↓

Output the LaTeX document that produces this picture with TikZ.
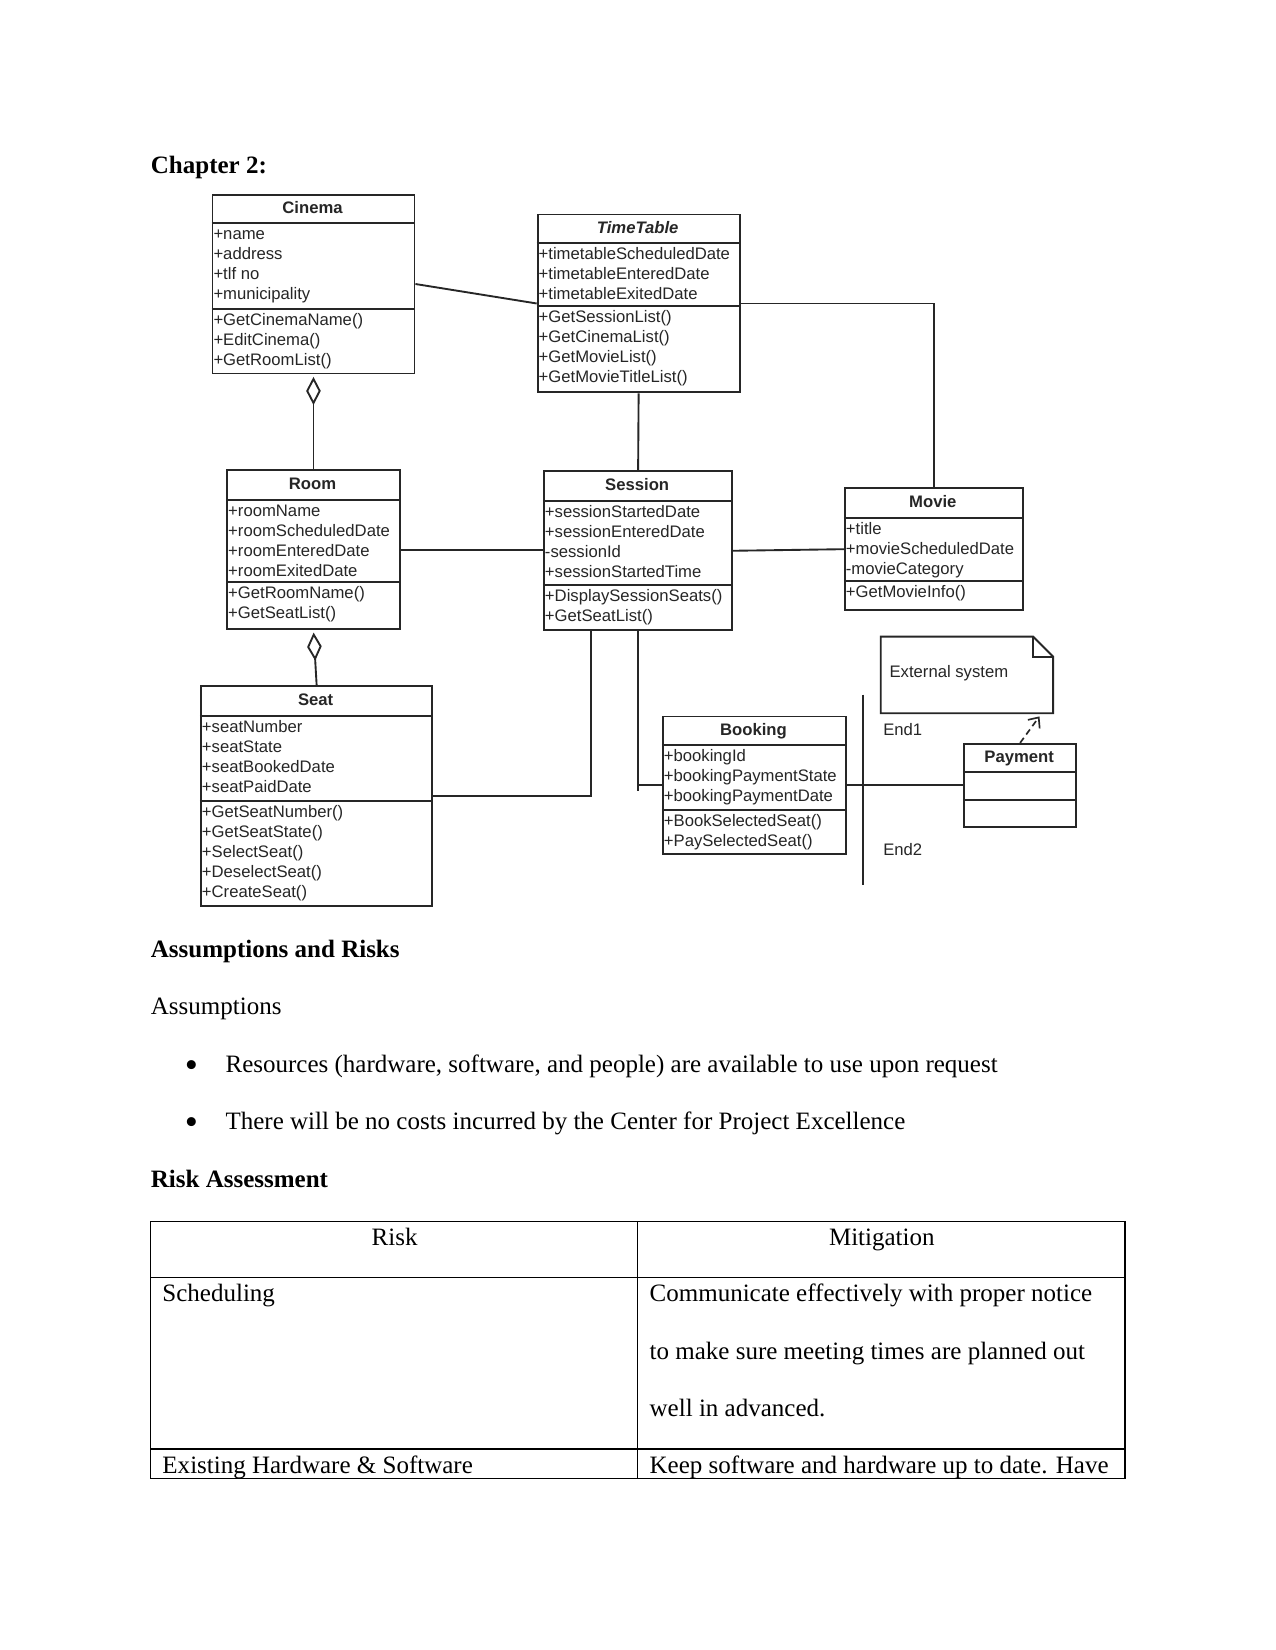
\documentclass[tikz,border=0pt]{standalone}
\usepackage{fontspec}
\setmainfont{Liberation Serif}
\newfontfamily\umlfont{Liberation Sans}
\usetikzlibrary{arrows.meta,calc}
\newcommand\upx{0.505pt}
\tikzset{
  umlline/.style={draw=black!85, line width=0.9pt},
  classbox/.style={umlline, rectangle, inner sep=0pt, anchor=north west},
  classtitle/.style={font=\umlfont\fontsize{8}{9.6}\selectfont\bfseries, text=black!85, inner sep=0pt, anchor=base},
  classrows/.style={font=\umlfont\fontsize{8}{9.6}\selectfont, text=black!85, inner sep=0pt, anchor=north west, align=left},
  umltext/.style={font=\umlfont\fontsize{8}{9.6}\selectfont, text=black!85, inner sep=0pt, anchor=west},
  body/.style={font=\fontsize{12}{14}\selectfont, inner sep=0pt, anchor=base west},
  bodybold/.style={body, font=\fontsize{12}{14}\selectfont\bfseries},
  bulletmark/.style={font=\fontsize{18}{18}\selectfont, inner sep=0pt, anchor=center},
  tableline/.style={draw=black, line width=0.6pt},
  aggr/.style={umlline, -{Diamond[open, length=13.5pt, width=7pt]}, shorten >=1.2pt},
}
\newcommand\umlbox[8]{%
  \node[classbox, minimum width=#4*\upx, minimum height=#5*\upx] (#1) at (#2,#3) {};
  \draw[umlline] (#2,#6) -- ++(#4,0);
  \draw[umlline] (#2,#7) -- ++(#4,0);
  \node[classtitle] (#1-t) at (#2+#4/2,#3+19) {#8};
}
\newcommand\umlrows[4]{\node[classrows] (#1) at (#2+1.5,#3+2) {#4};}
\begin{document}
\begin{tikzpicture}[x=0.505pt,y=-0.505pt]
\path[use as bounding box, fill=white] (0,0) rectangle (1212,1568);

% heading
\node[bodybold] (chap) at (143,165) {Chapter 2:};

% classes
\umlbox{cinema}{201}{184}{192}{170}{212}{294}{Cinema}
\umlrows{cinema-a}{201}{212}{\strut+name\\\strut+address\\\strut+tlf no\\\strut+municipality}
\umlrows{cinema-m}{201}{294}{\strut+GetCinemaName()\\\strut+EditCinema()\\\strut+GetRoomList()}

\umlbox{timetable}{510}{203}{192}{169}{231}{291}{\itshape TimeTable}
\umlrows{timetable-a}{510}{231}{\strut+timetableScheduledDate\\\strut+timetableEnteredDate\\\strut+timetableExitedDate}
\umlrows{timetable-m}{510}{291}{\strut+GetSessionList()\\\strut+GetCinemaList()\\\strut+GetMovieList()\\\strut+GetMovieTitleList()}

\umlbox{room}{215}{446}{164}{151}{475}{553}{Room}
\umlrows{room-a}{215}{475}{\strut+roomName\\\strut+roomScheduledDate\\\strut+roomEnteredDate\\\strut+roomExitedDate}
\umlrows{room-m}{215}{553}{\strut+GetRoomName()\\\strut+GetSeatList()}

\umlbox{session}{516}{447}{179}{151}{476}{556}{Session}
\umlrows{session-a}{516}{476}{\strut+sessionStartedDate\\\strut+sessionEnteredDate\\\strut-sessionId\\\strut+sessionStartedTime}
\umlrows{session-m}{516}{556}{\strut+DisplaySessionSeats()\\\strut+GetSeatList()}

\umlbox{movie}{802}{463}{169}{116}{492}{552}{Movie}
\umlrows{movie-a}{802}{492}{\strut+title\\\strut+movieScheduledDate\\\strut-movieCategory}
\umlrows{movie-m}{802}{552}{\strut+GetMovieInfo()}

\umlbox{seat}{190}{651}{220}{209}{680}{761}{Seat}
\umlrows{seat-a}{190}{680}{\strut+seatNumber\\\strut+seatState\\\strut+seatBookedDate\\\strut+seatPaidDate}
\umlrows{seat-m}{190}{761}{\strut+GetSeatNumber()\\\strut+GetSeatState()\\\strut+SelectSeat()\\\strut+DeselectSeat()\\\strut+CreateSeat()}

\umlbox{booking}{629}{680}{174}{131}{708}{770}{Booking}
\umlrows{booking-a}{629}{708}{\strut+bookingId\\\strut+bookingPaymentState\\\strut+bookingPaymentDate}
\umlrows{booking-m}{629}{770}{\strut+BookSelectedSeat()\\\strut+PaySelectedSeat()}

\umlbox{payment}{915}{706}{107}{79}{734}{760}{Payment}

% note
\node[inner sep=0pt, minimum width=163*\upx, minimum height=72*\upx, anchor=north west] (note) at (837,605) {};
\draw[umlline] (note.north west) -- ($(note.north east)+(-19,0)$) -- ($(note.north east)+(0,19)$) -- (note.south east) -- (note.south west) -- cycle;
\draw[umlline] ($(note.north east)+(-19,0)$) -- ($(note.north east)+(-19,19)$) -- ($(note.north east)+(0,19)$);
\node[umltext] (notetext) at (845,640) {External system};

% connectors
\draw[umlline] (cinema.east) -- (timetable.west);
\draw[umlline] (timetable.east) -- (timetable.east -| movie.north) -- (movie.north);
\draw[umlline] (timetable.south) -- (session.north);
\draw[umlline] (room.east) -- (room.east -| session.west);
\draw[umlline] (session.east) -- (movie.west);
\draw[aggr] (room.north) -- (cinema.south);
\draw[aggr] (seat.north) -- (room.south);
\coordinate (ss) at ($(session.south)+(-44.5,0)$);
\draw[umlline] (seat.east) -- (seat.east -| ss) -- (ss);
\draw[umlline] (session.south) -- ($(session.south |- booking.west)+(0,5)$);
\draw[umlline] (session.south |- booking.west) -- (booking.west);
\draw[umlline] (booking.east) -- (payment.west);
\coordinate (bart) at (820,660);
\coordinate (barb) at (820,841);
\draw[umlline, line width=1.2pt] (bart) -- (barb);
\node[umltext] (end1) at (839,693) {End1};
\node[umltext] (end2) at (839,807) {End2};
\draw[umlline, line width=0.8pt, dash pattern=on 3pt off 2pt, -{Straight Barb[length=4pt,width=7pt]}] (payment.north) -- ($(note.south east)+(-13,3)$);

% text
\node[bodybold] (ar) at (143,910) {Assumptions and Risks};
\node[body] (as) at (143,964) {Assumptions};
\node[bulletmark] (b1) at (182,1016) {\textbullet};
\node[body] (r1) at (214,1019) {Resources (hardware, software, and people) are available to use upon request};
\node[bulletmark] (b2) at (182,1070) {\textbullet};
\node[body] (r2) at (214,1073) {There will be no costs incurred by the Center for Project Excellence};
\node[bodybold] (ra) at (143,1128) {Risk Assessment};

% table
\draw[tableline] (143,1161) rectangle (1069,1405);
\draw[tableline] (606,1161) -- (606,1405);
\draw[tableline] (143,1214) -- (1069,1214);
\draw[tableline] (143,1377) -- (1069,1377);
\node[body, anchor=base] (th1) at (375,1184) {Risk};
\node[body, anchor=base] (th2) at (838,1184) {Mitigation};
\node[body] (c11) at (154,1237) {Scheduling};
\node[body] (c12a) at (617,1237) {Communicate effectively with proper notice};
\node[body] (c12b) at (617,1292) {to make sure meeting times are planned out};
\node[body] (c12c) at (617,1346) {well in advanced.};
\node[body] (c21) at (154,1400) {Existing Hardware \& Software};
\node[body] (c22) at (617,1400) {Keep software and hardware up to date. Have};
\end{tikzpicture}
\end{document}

↑

Instruction: Reproduce the material word for word. Any pictures should be left out of the copy.

Output of the task:
Output the LaTeX document that produces this picture with TikZ.
\documentclass[tikz,border=0pt]{standalone}
\usepackage{fontspec}
\setmainfont{Liberation Serif}
\newfontfamily\umlfont{Liberation Sans}
\usetikzlibrary{arrows.meta,calc}
\newcommand\upx{0.505pt}
\tikzset{
  umlline/.style={draw=black!85, line width=0.9pt},
  classbox/.style={umlline, rectangle, inner sep=0pt, anchor=north west},
  classtitle/.style={font=\umlfont\fontsize{8}{9.6}\selectfont\bfseries, text=black!85, inner sep=0pt, anchor=base},
  classrows/.style={font=\umlfont\fontsize{8}{9.6}\selectfont, text=black!85, inner sep=0pt, anchor=north west, align=left},
  umltext/.style={font=\umlfont\fontsize{8}{9.6}\selectfont, text=black!85, inner sep=0pt, anchor=west},
  body/.style={font=\fontsize{12}{14}\selectfont, inner sep=0pt, anchor=base west},
  bodybold/.style={body, font=\fontsize{12}{14}\selectfont\bfseries},
  bulletmark/.style={font=\fontsize{18}{18}\selectfont, inner sep=0pt, anchor=center},
  tableline/.style={draw=black, line width=0.6pt},
  aggr/.style={umlline, -{Diamond[open, length=13.5pt, width=7pt]}, shorten >=1.2pt},
}
\newcommand\umlbox[8]{%
  \node[classbox, minimum width=#4*\upx, minimum height=#5*\upx] (#1) at (#2,#3) {};
  \draw[umlline] (#2,#6) -- ++(#4,0);
  \draw[umlline] (#2,#7) -- ++(#4,0);
  \node[classtitle] (#1-t) at (#2+#4/2,#3+19) {#8};
}
\newcommand\umlrows[4]{\node[classrows] (#1) at (#2+1.5,#3+2) {#4};}
\begin{document}
\begin{tikzpicture}[x=0.505pt,y=-0.505pt]
\path[use as bounding box, fill=white] (0,0) rectangle (1212,1568);

% heading
\node[bodybold] (chap) at (143,165) {Chapter 2:};

% classes
\umlbox{cinema}{201}{184}{192}{170}{212}{294}{Cinema}
\umlrows{cinema-a}{201}{212}{\strut+name\\\strut+address\\\strut+tlf no\\\strut+municipality}
\umlrows{cinema-m}{201}{294}{\strut+GetCinemaName()\\\strut+EditCinema()\\\strut+GetRoomList()}

\umlbox{timetable}{510}{203}{192}{169}{231}{291}{\itshape TimeTable}
\umlrows{timetable-a}{510}{231}{\strut+timetableScheduledDate\\\strut+timetableEnteredDate\\\strut+timetableExitedDate}
\umlrows{timetable-m}{510}{291}{\strut+GetSessionList()\\\strut+GetCinemaList()\\\strut+GetMovieList()\\\strut+GetMovieTitleList()}

\umlbox{room}{215}{446}{164}{151}{475}{553}{Room}
\umlrows{room-a}{215}{475}{\strut+roomName\\\strut+roomScheduledDate\\\strut+roomEnteredDate\\\strut+roomExitedDate}
\umlrows{room-m}{215}{553}{\strut+GetRoomName()\\\strut+GetSeatList()}

\umlbox{session}{516}{447}{179}{151}{476}{556}{Session}
\umlrows{session-a}{516}{476}{\strut+sessionStartedDate\\\strut+sessionEnteredDate\\\strut-sessionId\\\strut+sessionStartedTime}
\umlrows{session-m}{516}{556}{\strut+DisplaySessionSeats()\\\strut+GetSeatList()}

\umlbox{movie}{802}{463}{169}{116}{492}{552}{Movie}
\umlrows{movie-a}{802}{492}{\strut+title\\\strut+movieScheduledDate\\\strut-movieCategory}
\umlrows{movie-m}{802}{552}{\strut+GetMovieInfo()}

\umlbox{seat}{190}{651}{220}{209}{680}{761}{Seat}
\umlrows{seat-a}{190}{680}{\strut+seatNumber\\\strut+seatState\\\strut+seatBookedDate\\\strut+seatPaidDate}
\umlrows{seat-m}{190}{761}{\strut+GetSeatNumber()\\\strut+GetSeatState()\\\strut+SelectSeat()\\\strut+DeselectSeat()\\\strut+CreateSeat()}

\umlbox{booking}{629}{680}{174}{131}{708}{770}{Booking}
\umlrows{booking-a}{629}{708}{\strut+bookingId\\\strut+bookingPaymentState\\\strut+bookingPaymentDate}
\umlrows{booking-m}{629}{770}{\strut+BookSelectedSeat()\\\strut+PaySelectedSeat()}

\umlbox{payment}{915}{706}{107}{79}{734}{760}{Payment}

% note
\node[inner sep=0pt, minimum width=163*\upx, minimum height=72*\upx, anchor=north west] (note) at (837,605) {};
\draw[umlline] (note.north west) -- ($(note.north east)+(-19,0)$) -- ($(note.north east)+(0,19)$) -- (note.south east) -- (note.south west) -- cycle;
\draw[umlline] ($(note.north east)+(-19,0)$) -- ($(note.north east)+(-19,19)$) -- ($(note.north east)+(0,19)$);
\node[umltext] (notetext) at (845,640) {External system};

% connectors
\draw[umlline] (cinema.east) -- (timetable.west);
\draw[umlline] (timetable.east) -- (timetable.east -| movie.north) -- (movie.north);
\draw[umlline] (timetable.south) -- (session.north);
\draw[umlline] (room.east) -- (room.east -| session.west);
\draw[umlline] (session.east) -- (movie.west);
\draw[aggr] (room.north) -- (cinema.south);
\draw[aggr] (seat.north) -- (room.south);
\coordinate (ss) at ($(session.south)+(-44.5,0)$);
\draw[umlline] (seat.east) -- (seat.east -| ss) -- (ss);
\draw[umlline] (session.south) -- ($(session.south |- booking.west)+(0,5)$);
\draw[umlline] (session.south |- booking.west) -- (booking.west);
\draw[umlline] (booking.east) -- (payment.west);
\coordinate (bart) at (820,660);
\coordinate (barb) at (820,841);
\draw[umlline, line width=1.2pt] (bart) -- (barb);
\node[umltext] (end1) at (839,693) {End1};
\node[umltext] (end2) at (839,807) {End2};
\draw[umlline, line width=0.8pt, dash pattern=on 3pt off 2pt, -{Straight Barb[length=4pt,width=7pt]}] (payment.north) -- ($(note.south east)+(-13,3)$);

% text
\node[bodybold] (ar) at (143,910) {Assumptions and Risks};
\node[body] (as) at (143,964) {Assumptions};
\node[bulletmark] (b1) at (182,1016) {\textbullet};
\node[body] (r1) at (214,1019) {Resources (hardware, software, and people) are available to use upon request};
\node[bulletmark] (b2) at (182,1070) {\textbullet};
\node[body] (r2) at (214,1073) {There will be no costs incurred by the Center for Project Excellence};
\node[bodybold] (ra) at (143,1128) {Risk Assessment};

% table
\draw[tableline] (143,1161) rectangle (1069,1405);
\draw[tableline] (606,1161) -- (606,1405);
\draw[tableline] (143,1214) -- (1069,1214);
\draw[tableline] (143,1377) -- (1069,1377);
\node[body, anchor=base] (th1) at (375,1184) {Risk};
\node[body, anchor=base] (th2) at (838,1184) {Mitigation};
\node[body] (c11) at (154,1237) {Scheduling};
\node[body] (c12a) at (617,1237) {Communicate effectively with proper notice};
\node[body] (c12b) at (617,1292) {to make sure meeting times are planned out};
\node[body] (c12c) at (617,1346) {well in advanced.};
\node[body] (c21) at (154,1400) {Existing Hardware \& Software};
\node[body] (c22) at (617,1400) {Keep software and hardware up to date. Have};
\end{tikzpicture}
\end{document}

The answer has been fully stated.